OTTAWA—An internal federal analysis shows the government has studied the pros and cons of the nickel—but Ottawa insists it has no plans to force the five-cent coin into retirement, as it did the penny.
When the Royal Canadian Mint yanked the penny from circulation in 2013, the nickel became the country’s smallest circulating denomination of pocket change.
Since then, many people have expected it would only be a matter of time before Ottawa also eliminated the nickel.
Earlier this year, a Finance Department memo to senior officials examined the nickel’s purchasing power, usage and production costs.
Much of the April document, obtained by The Canadian Press under the Access to Information Act, was blacked out, including the “assessment” portion that likely discussed the coin’s future.
The uncensored portions of the memo explored the significance of the nickel in a post-penny era.
“As there are virtually no goods or services that can be purchased for a nickel, or several multiples thereof, the coin is generally used only to make change as part of larger transactions,” said the memo, prepared for deputy finance minister Paul Rochon.
“The purchasing power of the nickel has eroded over time, relative both to prices and incomes.”
The nickel’s purchasing power has tumbled 40 per cent over the last 25 years, the study said. Over a century ago _ in 1914 _ the nickel was worth more than a loonie in today’s terms, the document added.
The nickel entered circulation in 1858, when the Royal Mint in Britain produced them for the province of Canada. The Royal Canadian Mint started pumping out five-cent pieces in 1908—and has since made 5.55 billion of them.
The memo says all G8 countries have a coin denomination equal to the Canadian nickel, but notes that New Zealand and South Africa have jettisoned their nickels over the past decade.
Still, Ottawa “has no plans to discontinue the nickel,” Finance spokesman David Barnabe wrote in an email.
One reason to keep the nickel around could be due to the fact it’s still cost effective to mint them—and it may even become profitable.
The Royal Canadian Mint doesn’t share production costs for any of its circulation coins because it competes internationally for manufacturing contracts, a spokesman said.

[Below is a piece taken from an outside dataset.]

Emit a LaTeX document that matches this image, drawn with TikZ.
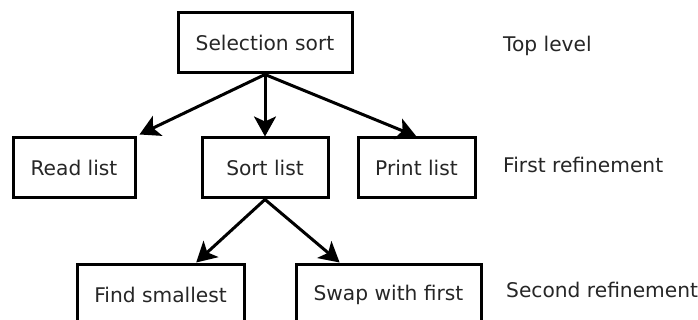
\documentclass[tikz,border=0pt]{standalone}
\usepackage{fontspec}
\setmainfont{DejaVu Sans}
\usetikzlibrary{arrows.meta,calc}
\tikzset{
  box/.style={draw=black, line width=3pt, rectangle, inner sep=0pt,
    text=black!85, font=\fontsize{20.2}{23}\selectfont},
  levellabel/.style={anchor=base west, inner sep=0pt, text=black!85,
    font=\fontsize{20.2}{23}\selectfont},
  link/.style={line width=3pt, -{Stealth[length=20pt, width=22pt, inset=5pt]}}
}
\begin{document}
\begin{tikzpicture}[x=1pt, y=-1pt]
  \useasboundingbox[fill=white] (0,0) rectangle (698,320);

  % top level
  \node[box, minimum width=174pt, minimum height=60pt] (sel) at (265,43) {Selection sort};

  % first refinement
  \node[box, minimum width=122pt, minimum height=60pt] (read) at (74,168) {Read list};
  \node[box, minimum width=126pt, minimum height=60pt] (sortl) at (265,168) {Sort list};
  \node[box, minimum width=117pt, minimum height=60pt] (print) at (416.5,168) {Print list};

  % second refinement (boxes run past the lower edge)
  \node[box, minimum width=167pt, minimum height=62pt] (find) at (160.5,295) {Find smallest};
  \node[box, minimum width=185pt, minimum height=62pt] (swap) at (388.5,295) {Swap with first};

  % level captions
  \node[levellabel] (l1) at (503,52) {Top level};
  \node[levellabel] (l2) at (503,173) {First refinement};
  \node[levellabel] (l3) at (506,297) {Second refinement};

  % connectors
  \draw[link] (sel.south) -- ($(read.north east)+(3,-2)$);
  \draw[link] (sel.south) -- (sortl.north);
  \draw[link] (sel.south) -- (print.north);
  \draw[link] (sortl.south) -- ($(find.north west)!0.71!(find.north east)$);
  \draw[link] (sortl.south) -- ($(swap.north west)!0.24!(swap.north east)$);
\end{tikzpicture}
\end{document}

“However, we can confirm that the cost of manufacturing a five-cent circulation coin remains well below its face value,” Alex Reeves wrote in an email.
The memo said new legislation will strip pricey management fees from the production costs for coins and will essentially guarantee profits for the mint going forward. The change should give Canadian coins “at least modest” seigniorage—the difference between the value of the coin and the combined cost of the metal stock and the minting process.
The coin got its name because, at one time, it was made almost entirely of nickel. Today, it’s mostly steel with a bit of copper and nickel plating.
Some observers expect the nickel to meet the same fate as the penny—and soon.
A senior economist from Desjardins released a study in May that predicted the government will eliminate the nickel within five years.
“Due to gradual increase in the cost of living and decreased buying power of small coins, the time will come when the nickel will have to be taken out of circulation,” Hendrix Vachon wrote.